13 May 2021
Muslim communities throughout the world are observing Eid-ul-Fitr, which signifies the end of Ramadan. This year, Ramadan looked rather different than last year and previous years. Ramadan is considered a Holy Month in Islam and is observed by fasting from sunrise to sunset, along with acts of charity, selfless giving, prayer and self-reflection.
Ramadan is typically observed by Muslims, including Dawoodi Bohras living in Collin County and throughout the world with communal gatherings at a community center or Masjid (mosque) that include communal prayers and meals after the breaking of the fast.
Last year, during the peak of COVID-19, Dawoodi Bohras throughout the world followed in the same prayers, albeit virtually, from the safety of their homes. This year, with the Dawoodi Bohra Medical Committee working to connect community members to vaccine resources, a temporary hall was rented where community members could safely come together to pray and share meals together – keeping safety precautions a priority, especially mask wearing.
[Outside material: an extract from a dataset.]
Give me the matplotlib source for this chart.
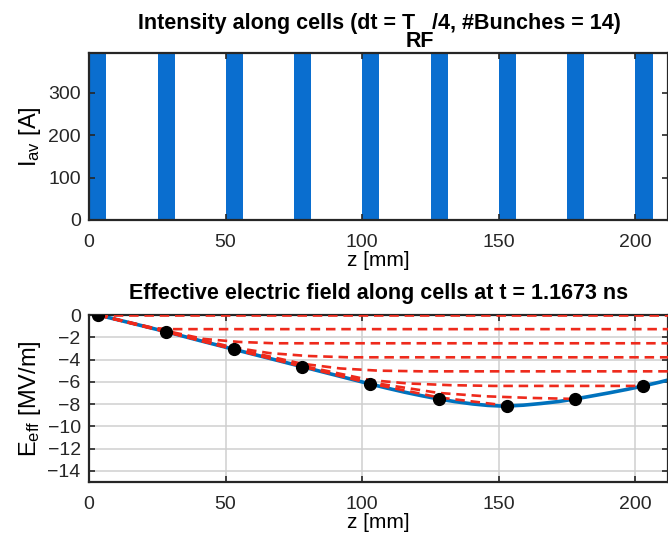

Shk. Aliasger Rasheed, the President and Aamil (community leader) of the Collin County Dawoodi Bohra Community, said, “Our goal was to reconnect, come together as a community and create an environment that was safe and allowed us to pray together.”
This year, food was served via buffet system. Local community members volunteered to serve guests – wearing gloves and masks, taking utmost precautions – serving instead of individuals touching serving utensils. For those that were not vaccinated or did not feel comfortable, food was prepared and packed in to-go bags.
The Dawoodi Bohras of Collin County are in the process of building a Masjid in Collin County, and are aiming to receive their certificate of occupancy in July 2021.